题目:
Give you three sequences of numbers A, B, C, then we give you a number X. Now you need to calculate if you can find the three numbers Ai, Bj, Ck, which satisfy the formula Ai+Bj+Ck = X.
Input
There are many cases. Every data case is described as followed: In the first line there are three integers L, N, M, in the second line there are L integers represent the sequence A, in the third line there are N integers represent the sequences B, in the forth line there are M integers represent the sequence C. In the fifth line there is an integer S represents there are S integers X to be calculated. 1<=L, N, M<=500, 1<=S<=1000. all the integers are 32-integers.
Output
For each case, firstly you have to print the case number as the form "Case d:", then for the S queries, you calculate if the formula can be satisfied or not.

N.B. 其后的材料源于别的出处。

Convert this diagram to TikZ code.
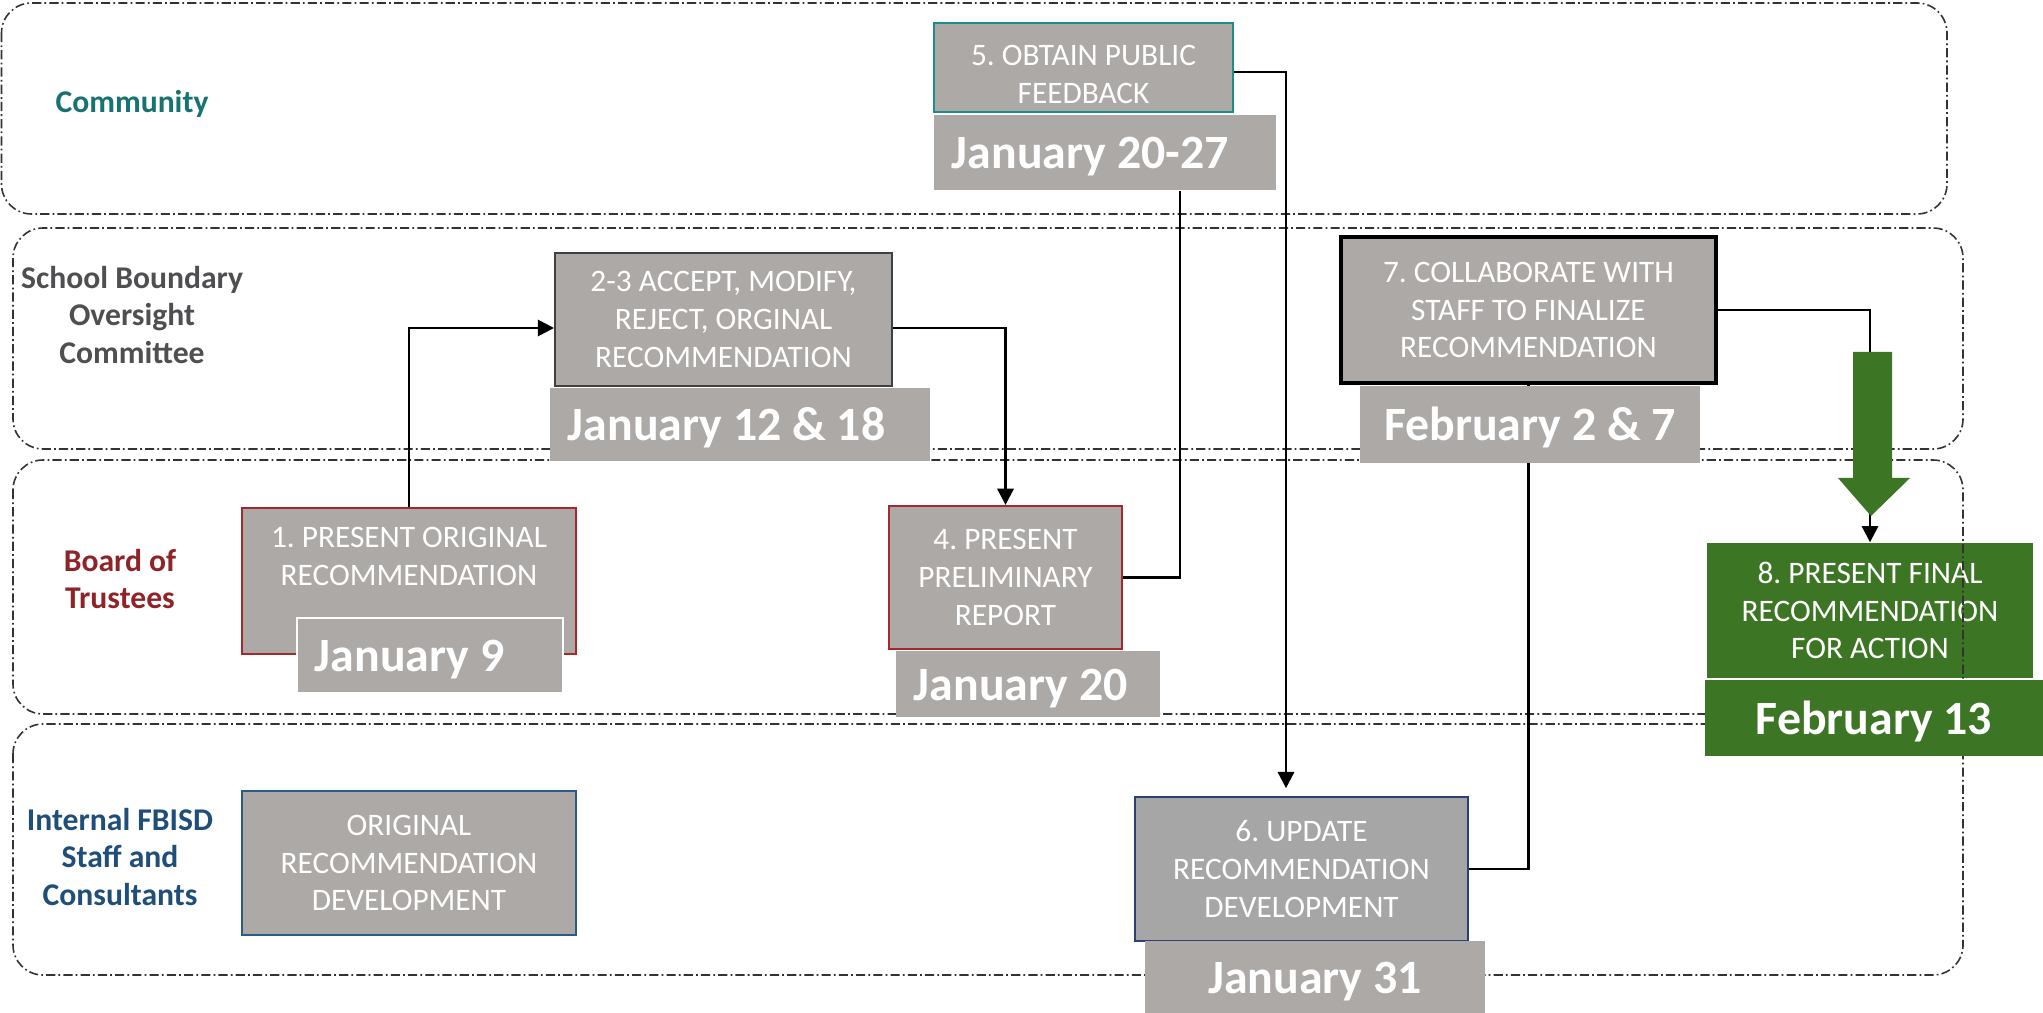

If satisfied, you print "YES", otherwise print "NO".
Sample Input
3 3 3 1 2 3 1 2 3 1 2 3 3 1 4 10
Sample Output
Case 1: NO YES NO
题目大意:
给出三组数字,要求判断指定数字能否由三组数字中各取一个相加得到。
解题思路:
先将前两组数组相加组合成一个新的数组,时间复杂度是O(n2),然后依次枚举第三个数组中的数字,在新数组中二分查找。
代码:
#include <iostream>
#include <algorithm>using namespace std;
int main(){
int l,m,n;
int coun=1;
while(cin>>l>>n>>m){
cout<<"Case "<<coun<<':'<<endl;
coun++;
int arr[501]={-1};
int brr[250001]={-1};
int crr[501]={-1};
for(int i=0;i<l;i++)cin>>arr[i];
for(int i=0;i<n;i++){
int b;
cin>>b;
for(int j=0;j<l;j++){
brr[l*i+j]=b+arr[j];
}
}
sort(brr,brr+l*n);
for(int i=0;i<m;i++){
cin>>crr[i];
}
int S;
cin>>S;
for(int i=0;i<S;i++){
int x;
cin>>x;
bool ans=false;
for(int j=0;j<m;j++){
if(binary_search(brr,brr+l*n,x-crr[j])){
ans=true;
break;
}
}
if(ans)cout<<"YES"<<endl;
else cout<<"NO"<<endl;
}
}
return 0;
}